# Router has sporadic internet connection



## wildernessguy (Nov 3, 2009)

Alright I have been having this problem for a while and I cannot for the life of me figure out what's going on. My knowledge regarding networking is moderate at best. We have a Line Of Sight broadband connection, that when connected directly to a computer seems to work fine. We run that to a Linksys WRT160N wireless router. Every day, we will randomly have limited or no connection to the internet, either partially loading web page or not at all. This problem exists with every program I use that requires access to the web, and it exists on every computer in our network, including one that is connected to the router via LAN. Network connection is always shown as great. I have updated the firmware on the router to the newest release, and I have done multiple hard resets as well as complete power cycles (unplug, shut down everything, restart modem, wait 2 min, restart router, wait two min, restart one computer. This will usually work, but sometimes only for minutes. The computer connected via LAN is a Dell Dimension desktop, and the three computers that may use wifi are all Dell laptops (Studio 1745, and two Inspiron 15s). The problem is definitely seems much more evident with more data-intense web pages (for example myspace). It will happen when only one computer is connected to the internet as well as when multiple computers are connected. I am really out of ideas. Something that my ISPs website suggests is using a UPS Battery Pack, but I have never needed one before and have no experience with those. Any ideas would be helpful. Here are the settings for the router:

Internet Connection Type: Automatic Configuration - DHCP
Host/Domain names: blank
MTU: Auto
IP Address: 192.168.1.1
Subnet Mask: 255.255.255.0
DHCP Server: Enabled
Start IP Address: 192.168.1.100
Max # of users: 50
IP Address Range: 192.168.1.100 to 149
Client Lease Time: 1 Day (default)
Static DNS 1-3 & WINS: all 0

DDNS & Mac Address Clone: both disabled


----------



## johnwill (Sep 26, 2002)

What's the exact make/model of the modem, and who is the ISP?

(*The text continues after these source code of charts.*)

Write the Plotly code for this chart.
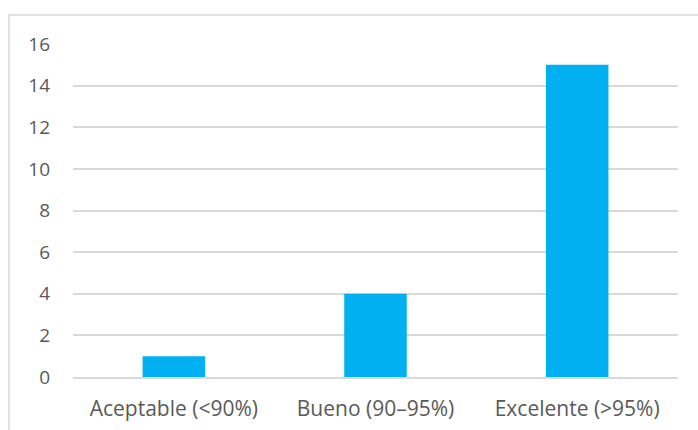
import plotly.graph_objects as go

categories = ["Aceptable (<90%)", "Bueno (90–95%)", "Excelente (>95%)"]
values = [1, 4, 15]
y_ticks = [0, 2, 4, 6, 8, 10, 12, 14, 16]

fig = go.Figure()
fig.add_trace(go.Bar(x=categories, y=values, marker=dict(color="#00B0F0", line=dict(width=0))))

L, R, T, B = 73, 20, 44, 53
W, H = 698, 430
pw, ph = W - L - R, H - T - B

fig.update_layout(
    width=W, height=H,
    margin=dict(l=L, r=R, t=T, b=B, pad=0),
    paper_bgcolor="white", plot_bgcolor="white",
    bargap=0.69,
    showlegend=False,
    font=dict(family="Open Sans, sans-serif", size=19, color="#595959"),
    xaxis=dict(showgrid=False, showline=True, linecolor="#D9D9D9", linewidth=1.5,
               automargin=False,
               ticks="", ticklabelstandoff=12, tickfont=dict(size=21, color="#595959")),
    yaxis=dict(range=[0, 16], tickvals=y_ticks, showgrid=True, gridcolor="#D9D9D9", gridwidth=1.5,
               automargin=False,
               zeroline=False, showline=False, ticks="", ticklabelstandoff=22,
               tickfont=dict(size=19, color="#595959")),
    shapes=[dict(type="rect", xref="paper", yref="paper",
                 x0=(9 - L) / pw, x1=1.2, y0=-0.5, y1=1 + (T - 15) / ph,
                 line=dict(color="#D9D9D9", width=1.5), layer="below")],
)

fig.write_html("out.html")
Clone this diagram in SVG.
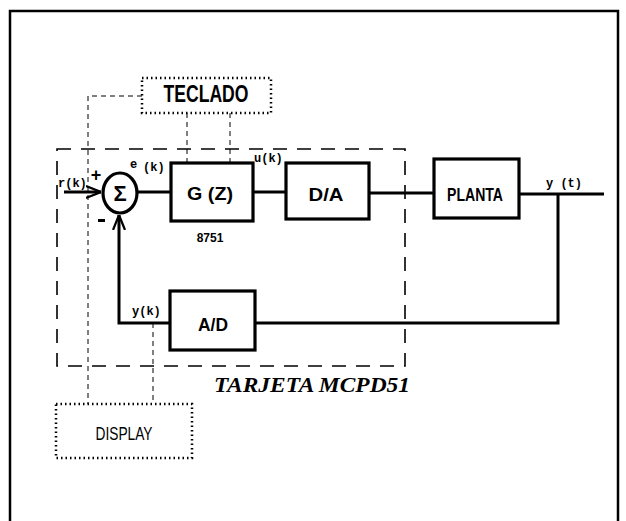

I'd start by addressing any possible fault with the router, though this sounds more like an ISP or modem issue.


Some things you can try here, listed in the order you should try them.


For wireless connections, remove all the stored wireless profiles and search for networks. You'll have to enter the encryption key again, which is sometimes the issue for connection problems.
For wireless connections, change the channel on the router, I like channels 1, 6, and 11 in the US.
For wireless connections, try moving either the wireless router/AP or the wireless computer. Even a couple of feet will sometimes make a big difference.
Update the network drivers (wired and wireless) on your computer to the latest available.
Update the firmware to the latest version available on the manufacturer's site.
Reset the router to factory defaults and reconfigure.

Many times these measures will resolve a lot of intermittent issues.


----------



## wildernessguy (Nov 3, 2009)

I've done all of those except change the wireless channel. Personally I don't think it is the wireless network because the hardwired computer has the same problem. The modem is made by Tranzeo and the ISP is a local L.O.S. broadband provider for rural areas. The problem seems to be nonexistent when the router is bypassed, so I don't think it could be the modem.


----------



## johnwill (Sep 26, 2002)

Time for a new router. :smile:


----------



## wildernessguy (Nov 3, 2009)

Yeah I was afraid of that. This one is only like 6 months old. You guys don't have experience with the UPS Battery Packs? My ISP seems to think power disruptions (that apparently happen on some level constantly) might be screwing with this one.


----------



## johnwill (Sep 26, 2002)

If you have power interruptions, you clearly DO need a UPS. All my systems, routers, switches, and NAS units are on UPS systems.


----------



## wildernessguy (Nov 3, 2009)

Personally I don't know if I have power disruptions. They are not evident if they exist. I do live in an older ouse, so I suppose there could be power fluctuations causing the problem? Maybe I'll just grab a UPS pack from Amazon and see if that helps first.


----------



## johnwill (Sep 26, 2002)

It's a good idea to have a UPS on the computer and router anyway. :smile:


----------



## wildernessguy (Nov 3, 2009)

Well, UPS Backup didn't work. I emailed my ISP for any last ditch advice, but it looks like I'll be replacing this router. Thanks for your help.


----------



## johnwill (Sep 26, 2002)

If it's not the power, the router seems to be the logical problem.


----------



## wildernessguy (Nov 3, 2009)

First of all thanks for the help John. In case someone has a similar problem, I decided to post the resolution. To rehash, we have a Line of Sight broadband antenna connected to a Linksys wt160N router, which uses both wired and wireless connections. I was having a very inconsistent connection. What the owner of the ISP did was he turned the antenna into a "bridge", so that IP assigning was done by the router, rather than the antenna. Three days in, and the problem appears corrected.


----------



## johnwill (Sep 26, 2002)

Interesting, thanks for posting the resolution.


----------